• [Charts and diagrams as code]

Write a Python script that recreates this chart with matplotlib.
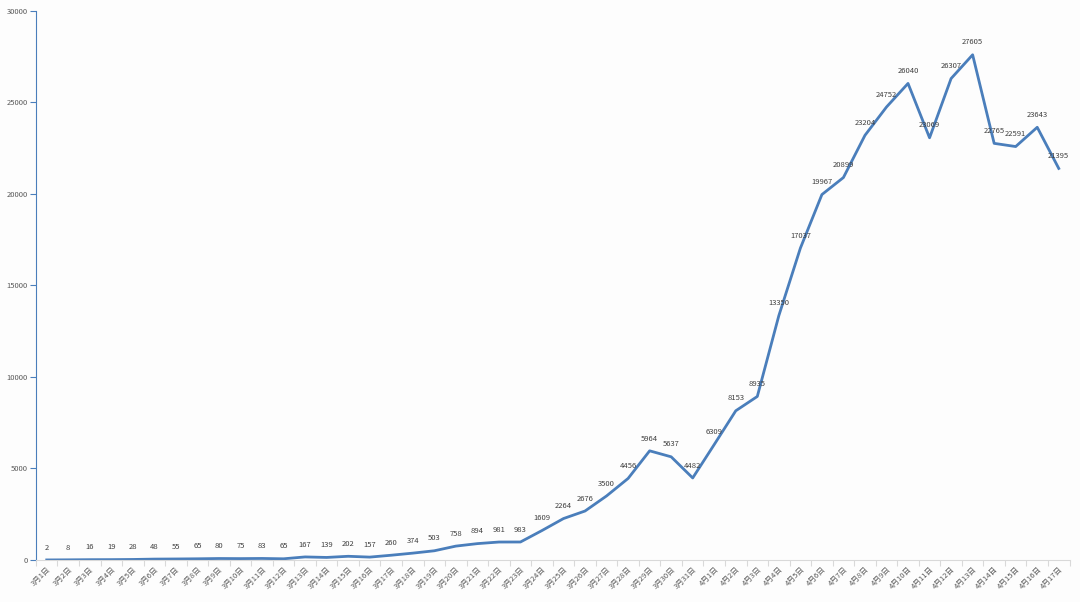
import matplotlib
matplotlib.use("Agg")
import matplotlib.pyplot as plt
import numpy as np

plt.rcParams['font.family'] = ['Noto Sans CJK SC', 'DejaVu Sans']

# daily values, 3月1日 .. 4月17日
dates = [f"3月{d}日" for d in range(1, 32)] + [f"4月{d}日" for d in range(1, 18)]
values = [2, 8, 16, 19, 28, 48, 55, 65, 80, 75, 83, 65, 167, 139, 202, 157,
          260, 374, 503, 758, 894, 981, 983, 1609, 2264, 2676, 3500, 4456,
          5964, 5637, 4482, 6309, 8153, 8935, 13350, 17037, 19967, 20899,
          23204, 24752, 26040, 23069, 26307, 27605, 22765, 22591, 23643, 21395]
y_ticks = [0, 5000, 10000, 15000, 20000, 25000, 30000]

line_col = '#4a7ebb'
bg = '#fdfdfd'

fig = plt.figure(figsize=(10.8, 6.02), dpi=100, facecolor=bg)
ax = fig.add_axes([0.0333, 0.0698, 0.957, 0.912], facecolor=bg)

x = np.arange(len(values))
ax.plot(x, values, color=line_col, lw=2.0, solid_joinstyle='round')

for xi, v in zip(x, values):
    ax.annotate(str(v), (xi, v), xytext=(0, 6), textcoords='offset points',
                ha='center', va='bottom', fontsize=5.5, color='#404040')

ax.set_xlim(-0.5, len(values) - 0.5)
ax.set_ylim(0, 30000)
ax.set_yticks(y_ticks)
ax.set_yticklabels([str(t) for t in y_ticks], fontsize=5.5, color='#595959')

ax.set_xticks(x)
ax.set_xticklabels(dates, rotation=45, ha='right', rotation_mode='anchor',
                   fontsize=5.5, color='#595959')
ax.set_xticks(np.arange(-0.5, len(values), 1), minor=True)
ax.tick_params(axis='x', which='major', length=0, pad=4)
ax.tick_params(axis='x', which='minor', length=4, color='#d9d9d9', width=0.8)
ax.tick_params(axis='y', length=4, color=line_col, width=0.8, pad=2)

for s in ['top', 'right']:
    ax.spines[s].set_visible(False)
ax.spines['left'].set_color(line_col)
ax.spines['left'].set_linewidth(0.8)
ax.spines['bottom'].set_color('#d9d9d9')
ax.spines['bottom'].set_linewidth(0.8)

fig.savefig('out.png', dpi=100, facecolor=bg)
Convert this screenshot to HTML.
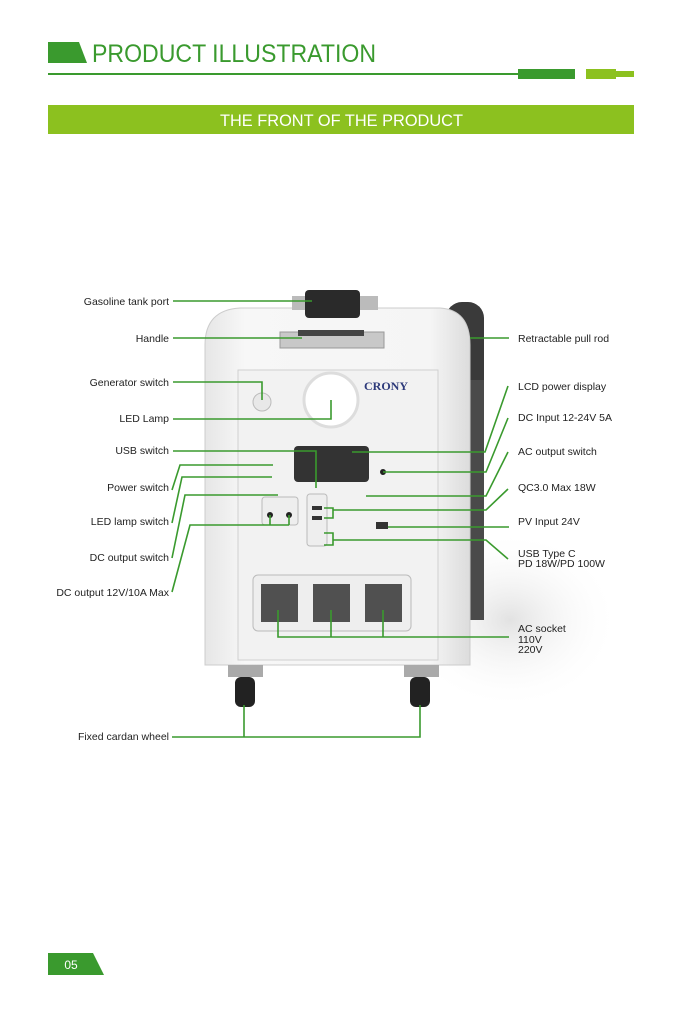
<!DOCTYPE html>
<html><head><meta charset="utf-8"><style>
html,body{margin:0;padding:0;background:#fff}
svg{display:block}
text{font-family:"Liberation Sans",sans-serif}
</style></head><body>
<svg width="683" height="1024" viewBox="0 0 683 1024" xmlns="http://www.w3.org/2000/svg">
<defs>
<linearGradient id="body" x1="0" x2="1"><stop offset="0" stop-color="#e6e6e6"/><stop offset="0.15" stop-color="#f7f7f7"/><stop offset="0.85" stop-color="#f5f5f5"/><stop offset="1" stop-color="#dcdcdc"/></linearGradient>
<radialGradient id="shadow" cx="0.5" cy="0.5" r="0.5"><stop offset="0" stop-color="#e2e2e2"/><stop offset="1" stop-color="#fff" stop-opacity="0"/></radialGradient>
</defs>
<!-- header -->
<polygon points="48,42 79,42 87,63 48,63" fill="#3a9a2e"/>
<text x="92" y="62" font-size="25" fill="#3a9a2e" textLength="284" lengthAdjust="spacingAndGlyphs">PRODUCT ILLUSTRATION</text>
<rect x="48" y="73" width="470" height="2" fill="#3a9a2e"/>
<rect x="518" y="69" width="57" height="10" fill="#3a9a2e"/>
<rect x="586" y="69" width="30" height="10" fill="#8cc11f"/>
<rect x="615" y="71" width="19" height="6" fill="#8cc11f"/>
<rect x="48" y="105" width="586" height="29" fill="#8cc11f"/>
<text x="220" y="126" font-size="17" fill="#fff" textLength="243" lengthAdjust="spacingAndGlyphs">THE FRONT OF THE PRODUCT</text>

<!-- shadow -->
<ellipse cx="510" cy="620" rx="110" ry="90" fill="url(#shadow)"/>
<!-- pull rod -->
<rect x="446" y="302" width="38" height="318" rx="16" fill="#3a3a3a"/>
<rect x="454" y="380" width="30" height="240" fill="#4a4a4a"/>
<!-- body -->
<path d="M205,345 Q205,310 240,308 L440,308 Q470,310 470,345 L470,665 L205,665 Z" fill="url(#body)" stroke="#ccc"/>
<rect x="238" y="370" width="200" height="290" fill="#f2f2f2" stroke="#d0d0d0"/>
<!-- top handle / tank -->
<rect x="292" y="296" width="86" height="14" fill="#bbb"/>
<rect x="305" y="290" width="55" height="28" rx="4" fill="#2a2a2a"/>
<rect x="280" y="332" width="104" height="16" fill="#c8c8c8" stroke="#999"/>
<rect x="298" y="330" width="66" height="6" fill="#444"/>
<!-- lamp -->
<circle cx="331" cy="400" r="27" fill="#fff" stroke="#ddd" stroke-width="3"/>
<circle cx="262" cy="402" r="9" fill="#e8e8e8" stroke="#bbb"/>
<text x="364" y="390" font-size="12" font-weight="bold" fill="#2d3a7a" style="font-family:'Liberation Serif',serif">CRONY</text>
<!-- LCD -->
<rect x="294" y="446" width="75" height="36" rx="4" fill="#333"/>
<circle cx="383" cy="472" r="3" fill="#222"/>
<rect x="262" y="497" width="36" height="28" rx="3" fill="#eee" stroke="#bbb"/>
<circle cx="270" cy="515" r="3" fill="#222"/><circle cx="289" cy="515" r="3" fill="#222"/>
<rect x="307" y="494" width="20" height="52" rx="3" fill="#eee" stroke="#bbb"/>
<rect x="312" y="506" width="10" height="4" fill="#333"/><rect x="312" y="516" width="10" height="4" fill="#333"/>
<rect x="376" y="522" width="12" height="7" fill="#333"/>
<!-- AC sockets -->
<rect x="253" y="575" width="158" height="56" rx="5" fill="#eee" stroke="#bbb"/>
<rect x="261" y="584" width="37" height="38" fill="#505050"/>
<rect x="313" y="584" width="37" height="38" fill="#505050"/>
<rect x="365" y="584" width="37" height="38" fill="#505050"/>
<!-- wheels -->
<rect x="228" y="665" width="35" height="12" fill="#aaa"/><rect x="404" y="665" width="35" height="12" fill="#aaa"/>
<rect x="235" y="677" width="20" height="30" rx="6" fill="#222"/><rect x="410" y="677" width="20" height="30" rx="6" fill="#222"/>

<!-- connectors -->
<g stroke="#3a9a2e" stroke-width="1.6" fill="none">
<path d="M173,301 H312"/>
<path d="M173,338 H302"/>
<path d="M173,382 H262 V400"/>
<path d="M173,419 H331 V400"/>
<path d="M173,451 H316 V488"/>
<path d="M172,490 L180,465 H273"/>
<path d="M172,523 L182,477 H272"/>
<path d="M172,558 L185,495 H278"/>
<path d="M172,592 L190,525 H289 M270,515 V525 M289,515 V525"/>
<path d="M470,338 H509"/>
<path d="M352,452 H485 L508,386"/>
<path d="M383,472 H486 L508,418"/>
<path d="M366,496 H486 L508,452"/>
<path d="M333,510 H486 L508,489 M324,508 H333 V518 H324"/>
<path d="M388,527 H509"/>
<path d="M333,540 H486 L508,559 M324,533 H333 V545 H324"/>
<path d="M278,610 V637 H509 M331,610 V637 M383,610 V637"/>
<path d="M172,737 H420 V705 M244,705 V737"/>
</g>

<!-- labels -->
<g font-size="10.5" fill="#222" text-anchor="end">
<text x="169" y="305">Gasoline tank port</text>
<text x="169" y="342">Handle</text>
<text x="169" y="386">Generator switch</text>
<text x="169" y="422">LED Lamp</text>
<text x="169" y="454">USB switch</text>
<text x="169" y="491">Power switch</text>
<text x="169" y="525">LED lamp switch</text>
<text x="169" y="561">DC output switch</text>
<text x="169" y="596">DC output 12V/10A Max</text>
<text x="169" y="740">Fixed cardan wheel</text>
</g>
<g font-size="10.5" fill="#222">
<text x="518" y="342">Retractable pull rod</text>
<text x="518" y="390">LCD power display</text>
<text x="518" y="421">DC Input 12-24V  5A</text>
<text x="518" y="455">AC output switch</text>
<text x="518" y="491">QC3.0  Max 18W</text>
<text x="518" y="525">PV Input 24V</text>
<text x="518" y="557">USB Type C</text>
<text x="518" y="567">PD  18W/PD 100W</text>
<text x="518" y="632">AC socket</text>
<text x="518" y="643">110V</text>
<text x="518" y="653">220V</text>
</g>

<!-- page number -->
<polygon points="48,953 93,953 104,975 48,975" fill="#3a9a2e"/>
<text x="71" y="969" font-size="12" fill="#fff" text-anchor="middle">05</text>
</svg>
</body></html>
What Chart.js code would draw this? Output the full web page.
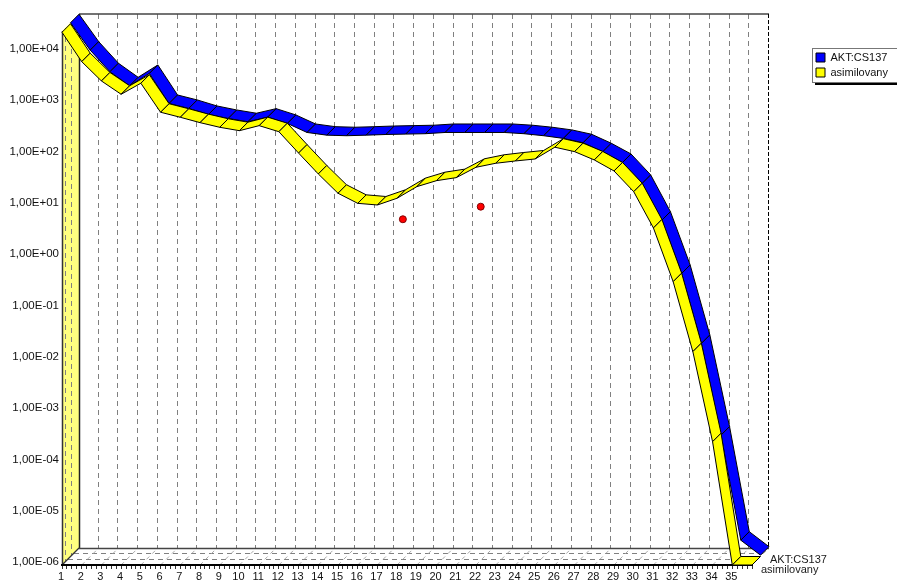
<!DOCTYPE html>
<html>
<head>
<meta charset="utf-8">
<style>html,body{margin:0;padding:0;background:#fff;overflow:hidden}canvas{display:block}</style>
<script src="https://cdn.jsdelivr.net/npm/chart.js@4"></script>
</head>
<body>
<canvas id="c" width="897" height="583"></canvas>
<script>
const seriesNames = ['AKT:CS137', 'asimilovany'];
const xLabels = [1,2,3,4,5,6,7,8,9,10,11,12,13,14,15,16,17,18,19,20,21,22,23,24,25,26,27,28,29,30,31,32,33,34,35];
const xPositions = [1,2,3,4,5,6,7,8,9,10,11,12,13,14,15,16,17,18,19,20,21,22,23,24,25,26,27,28,29,30,31,32,33,34,35,36];
const yTickValues = [1e4,1e3,1e2,1e1,1e0,1e-1,1e-2,1e-3,1e-4,1e-5,1e-6];
const yTickLabels = ['1,00E+04','1,00E+03','1,00E+02','1,00E+01','1,00E+00','1,00E-01','1,00E-02','1,00E-03','1,00E-04','1,00E-05','1,00E-06'];
const aktValues = [25300,7400,2810,1496,2600,676,541,413,345,298,366,276,184,163,159,163,168,171,174,184,184,184,184,174,159,141,116,77.4,47.9,18.7,3.6,0.329,0.0142,2.32e-4,2.08e-6,1.06e-6];
const asimValues = [24200,6470,2720,1496,2455,668,533,419,340,292,366,279,107,41.9,17.6,11.2,10.4,14.1,23.7,31,35.5,56.5,67.6,75,82,139,114,78.5,47.9,18.9,3.71,0.333,0.0144,2.53e-4,1e-6,1e-6];
const obsX = [18.29,22.24];
const obsY = [5.48,9.64];

const FONT = 'Liberation Sans';
const DEPTH = 17;
const MID = 8.5;

function pairs(xs, ys){ return ys.map((y,i)=>({x:xs[i],y})); }

function strokePath(ctx, pts, color, width, dash){
  ctx.save();
  ctx.strokeStyle = color; ctx.lineWidth = width; ctx.setLineDash(dash||[]);
  ctx.beginPath();
  pts.forEach((p,i)=> i ? ctx.lineTo(p[0],p[1]) : ctx.moveTo(p[0],p[1]));
  ctx.stroke();
  ctx.restore();
}

function ribbon(ctx, meta, z0, z1, color){
  const d = meta.data;
  ctx.save();
  ctx.fillStyle = color; ctx.strokeStyle = '#000'; ctx.lineWidth = 1; ctx.lineJoin='miter';
  for(let i=0;i<d.length-1;i++){
    const a=d[i], b=d[i+1];
    ctx.beginPath();
    ctx.moveTo(a.x+z0,a.y-z0);
    ctx.lineTo(b.x+z0,b.y-z0);
    ctx.lineTo(b.x+z1,b.y-z1);
    ctx.lineTo(a.x+z1,a.y-z1);
    ctx.closePath();
    ctx.fill();
    ctx.stroke();
  }
  ctx.restore();
}

const scene = {
  id:'scene',
  afterLayout(chart){
    const l = chart.legend;
    l.left=812; l.right=897; l.top=48; l.bottom=140; l.width=85; l.height=92;
  },
  beforeDraw(chart){
    const ctx = chart.ctx, a = chart.chartArea, X = chart.scales.x;
    const L=a.left, R=a.right, T=a.top, B=a.bottom;
    ctx.save();
    ctx.fillStyle='#FFFF80';
    ctx.beginPath();
    ctx.moveTo(L,T);ctx.lineTo(L+DEPTH,T-DEPTH);ctx.lineTo(L+DEPTH,B-DEPTH);ctx.lineTo(L,B);ctx.closePath();
    ctx.fill();
    ctx.restore();
    const GR='#808080', DASH=[5,4];
    [3,9].forEach(z=>strokePath(ctx,[[L+z+.5,T-z],[L+z+.5,B-z]],GR,1,DASH));
    [6,12].forEach(z=>strokePath(ctx,[[L+z,B-z+.5],[R+z,B-z+.5]],GR,1,DASH));
    xPositions.forEach(v=>{
      const x=X.getPixelForValue(v);
      strokePath(ctx,[[x,B],[x+DEPTH,B-DEPTH]],'#aaa',1,[4,4]);
    });
    xLabels.slice(1).forEach(v=>{
      const x=Math.round(X.getPixelForValue(v)+DEPTH)-.5;
      strokePath(ctx,[[x,T-DEPTH],[x,B-DEPTH]],GR,1,DASH);
    });
    const bx=L+DEPTH, by=B-DEPTH, ty=T-DEPTH;
    strokePath(ctx,[[L+.5,T],[L+.5,B]],'#333',1.5);
    strokePath(ctx,[[bx+.5,ty],[bx+.5,by]],'#222',1.5);
    strokePath(ctx,[[bx,ty],[R+DEPTH,ty]],'#444',1.6);
    strokePath(ctx,[[bx,by+.5],[R+DEPTH,by+.5]],'#444',1.6);
    strokePath(ctx,[[L,B],[bx,by]],'#333',1.2);
    strokePath(ctx,[[R+DEPTH-.5,ty],[R+DEPTH-.5,by]],'#000',1,[4,2]);
    ctx.save();
    ctx.fillStyle='#000'; ctx.fillRect(815,82,85,3);
    ctx.fillStyle='#fff'; ctx.strokeStyle='#777'; ctx.lineWidth=1;
    ctx.fillRect(812.5,48.5,90,34); ctx.strokeRect(812.5,48.5,90,34);
    ctx.restore();
  },
  beforeDatasetsDraw(chart){
    const ctx = chart.ctx;
    ribbon(ctx, chart.getDatasetMeta(0), MID, DEPTH, chart.data.datasets[0].backgroundColor);
    ribbon(ctx, chart.getDatasetMeta(1), 0, MID, chart.data.datasets[1].backgroundColor);
  },
  afterDraw(chart){
    const ctx = chart.ctx, a = chart.chartArea;
    ctx.save();
    ctx.font = '11px "'+FONT+'"'; ctx.fillStyle='#1a1a1a'; ctx.textBaseline='middle'; ctx.textAlign='left';
    ctx.fillText(seriesNames[0], a.right+18, a.bottom-5);
    ctx.fillText(seriesNames[1], a.right+9, a.bottom+5);
    ctx.restore();
  }
};

const minorTicks = [];
xPositions.forEach(v=>{ [0,.25,.5,.75].forEach(f=>{ if(v+f<=36) minorTicks.push({value:v+f}); }); });

new Chart(document.getElementById('c'),{
  type:'line',
  data:{datasets:[
    {label:seriesNames[0],data:pairs(xPositions,aktValues),backgroundColor:'#0000FF',borderColor:'#000',borderWidth:1,showLine:false,pointRadius:0,pointHoverRadius:0},
    {label:seriesNames[1],data:pairs(xPositions,asimValues),backgroundColor:'#FFFF00',borderColor:'#000',borderWidth:1,showLine:false,pointRadius:0,pointHoverRadius:0},
    {label:'',data:pairs(obsX,obsY),showLine:false,pointRadius:3.5,pointBackgroundColor:'#FF0000',pointBorderColor:'#800000',pointBorderWidth:1,backgroundColor:'#FF0000',borderColor:'#800000'}
  ]},
  options:{
    responsive:false,animation:false,
    layout:{padding:{left:0,right:145,top:31,bottom:0}},
    plugins:{
      title:{display:false},tooltip:{enabled:false},
      legend:{display:true,position:'chartArea',align:'start',
        labels:{boxWidth:9,boxHeight:9,padding:4,color:'#111',font:{family:FONT,size:11},
          filter:i=>i.text!==''}}
    },
    scales:{
      x:{type:'linear',min:1,max:36,
        afterBuildTicks:s=>{s.ticks=minorTicks.map(t=>({value:t.value}));},
        afterFit:s=>{s.height=18;},
        grid:{display:true,drawOnChartArea:false,drawTicks:true,tickLength:4,tickColor:'#333',tickWidth:1},
        border:{display:true,color:'#000',width:2},
        ticks:{autoSkip:false,maxRotation:0,minRotation:0,padding:1,color:'#111',labelOffset:-1,font:{family:FONT,size:11},
          callback:v=>xLabels.includes(v)?String(v):''}},
      y:{type:'logarithmic',min:1e-6,max:25600,
        afterBuildTicks:s=>{s.ticks=yTickValues.map(v=>({value:v}));},
        afterFit:s=>{s.width=62;},
        grid:{display:false,drawTicks:false},
        border:{display:false},
        ticks:{autoSkip:false,padding:3,color:'#111',labelOffset:-3,font:{family:FONT,size:11.5},
          callback:v=>{const i=yTickValues.indexOf(v);return i<0?'':yTickLabels[i];}}}
    }
  },
  plugins:[scene]
});
</script>
</body>
</html>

• [Stated exercise] Repeat only the lines from the beginning of the material through the line containing "ax.set_yticklabels([str(t) for t", both ends kept, leaving pictures out.

• [Exercise solution]
Write a Python script that recreates this chart with matplotlib.
import matplotlib
matplotlib.use("Agg")
import matplotlib.pyplot as plt
import numpy as np

plt.rcParams['font.family'] = ['Noto Sans CJK SC', 'DejaVu Sans']

# daily values, 3月1日 .. 4月17日
dates = [f"3月{d}日" for d in range(1, 32)] + [f"4月{d}日" for d in range(1, 18)]
values = [2, 8, 16, 19, 28, 48, 55, 65, 80, 75, 83, 65, 167, 139, 202, 157,
          260, 374, 503, 758, 894, 981, 983, 1609, 2264, 2676, 3500, 4456,
          5964, 5637, 4482, 6309, 8153, 8935, 13350, 17037, 19967, 20899,
          23204, 24752, 26040, 23069, 26307, 27605, 22765, 22591, 23643, 21395]
y_ticks = [0, 5000, 10000, 15000, 20000, 25000, 30000]

line_col = '#4a7ebb'
bg = '#fdfdfd'

fig = plt.figure(figsize=(10.8, 6.02), dpi=100, facecolor=bg)
ax = fig.add_axes([0.0333, 0.0698, 0.957, 0.912], facecolor=bg)

x = np.arange(len(values))
ax.plot(x, values, color=line_col, lw=2.0, solid_joinstyle='round')

for xi, v in zip(x, values):
    ax.annotate(str(v), (xi, v), xytext=(0, 6), textcoords='offset points',
                ha='center', va='bottom', fontsize=5.5, color='#404040')

ax.set_xlim(-0.5, len(values) - 0.5)
ax.set_ylim(0, 30000)
ax.set_yticks(y_ticks)
ax.set_yticklabels([str(t) for t in y_ticks], fontsize=5.5, color='#595959')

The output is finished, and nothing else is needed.